Specifically, McPherson points to a post there interpreting the Shakhova et al. research as indicating an exponentially-growing release of methane from the East Siberian Arctic Shelf. Apart from the fact that two data points can’t tell you there’s an exponential trend (rather than, say, a straight line), this also makes the mistake of assuming that there are actually two data points! What really happened is that the Shakhova group tried to estimate the total annual emission of methane from the East Siberian Arctic Shelf after observing some plumes above focused release points. (It’s not yet known if these releases have increased recently— the submerged permafrost has been thawing for thousands of years, since sea level rose coming out of the last ice age.) A couple years later, they published a new estimate based on expanded observations. This was a revision of their earlier estimate, now that they had more data in hand. Sam Carana treated these two estimates as independent numbers representing a time series— asserting that the emission of methane had more than doubled in just a few years. From there, Carana extrapolated to predict that emissions would increase about 1,000 times over by 2040. As a result, he/she predicts a cartoonish increase in the global average temperature of 11 C by 2040. (Actual climate models, on the other hand, project a temperature increase of around 4 C by 2100 if we fail to reduce greenhouse gas emissions— and that’s a deeply troubling scenario.)

Actual measurements of methane in the atmosphere don’t show any such sudden, accelerating spike, and climate scientists don’t believe anything like this “clathrate gun” scenario is underway. The Arctic News Blog obsesses over some satellite measurements of methane in the Arctic, believing that they support the claim of runaway methane emissions. (A researcher who worked on validating that satellite dataset confirmed to me that the raw data the blog is using hasn’t been through any quality control algorithm, and that the instrument hasn’t been validated for some of the kinds of conclusions Carana wants to draw.) By showing that some recent measurements of methane in the Arctic are above the global trend, they believe they are demonstrating a sudden increase.

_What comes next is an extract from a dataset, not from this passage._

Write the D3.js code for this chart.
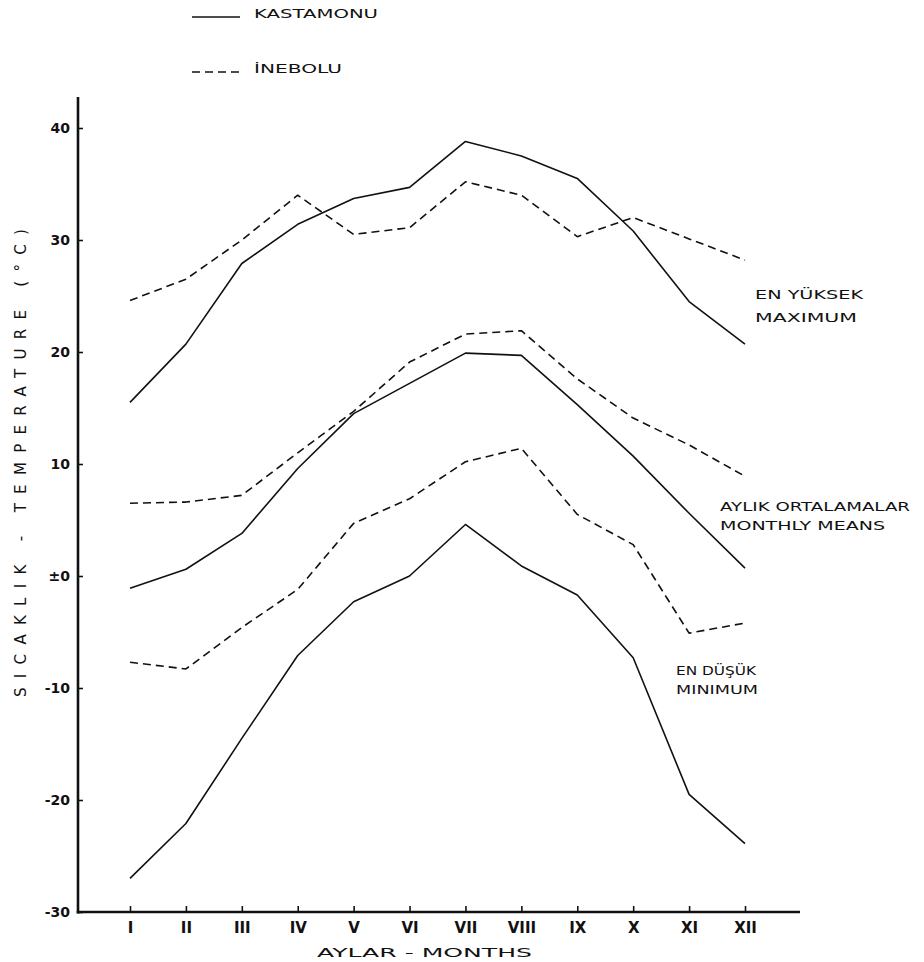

This is misguided, because the Arctic is always above the global average. That’s why we calculate averages. If you measure CO2 in the smokestack of a coal-burning power plant and find that it’s much higher than the global average from last week, you can’t conclude that is CO2 suddenly spiking globally. That sort of apples-to-plastic-oranges comparison is meaningless.

So when McPherson claims that “the clathrate gun has fired“, he does so without any evidence whatsoever. Rather, he relies on elementary mistakes made by a blogger who doesn’t appear to understand the science. Not data. And not published research. Not only do climate scientists not think that such a thing is underway, most don’t think it’s likely to be a worry this century....

More at: https://fractalplanet.wordpress.com/2015/01/08/once-more-mcphersons-methane-catastrophe/

Let that second paragraph sink in:
"The first claim is that there is an incontrovertible, rapidly accelerating release of methane from the Arctic. (Example here.) McPherson ascribes this to a destabilization of methane hydrates (also called clathrates) in the sediment beneath the Arctic seafloor. Ostensibly, this is based on the research of a team including Natalia Shakhova that has been studying methane release along the East Siberian Arctic Shelf, but McPherson’s claims about that research come from posts on the “Arctic News” blog. This blog, run by a retired petroleum geologist named Malcolm Light and someone writing under the name of Sam Carana, posts a great deal of strange and unscientific claims about earthquakes and methane in the Arctic."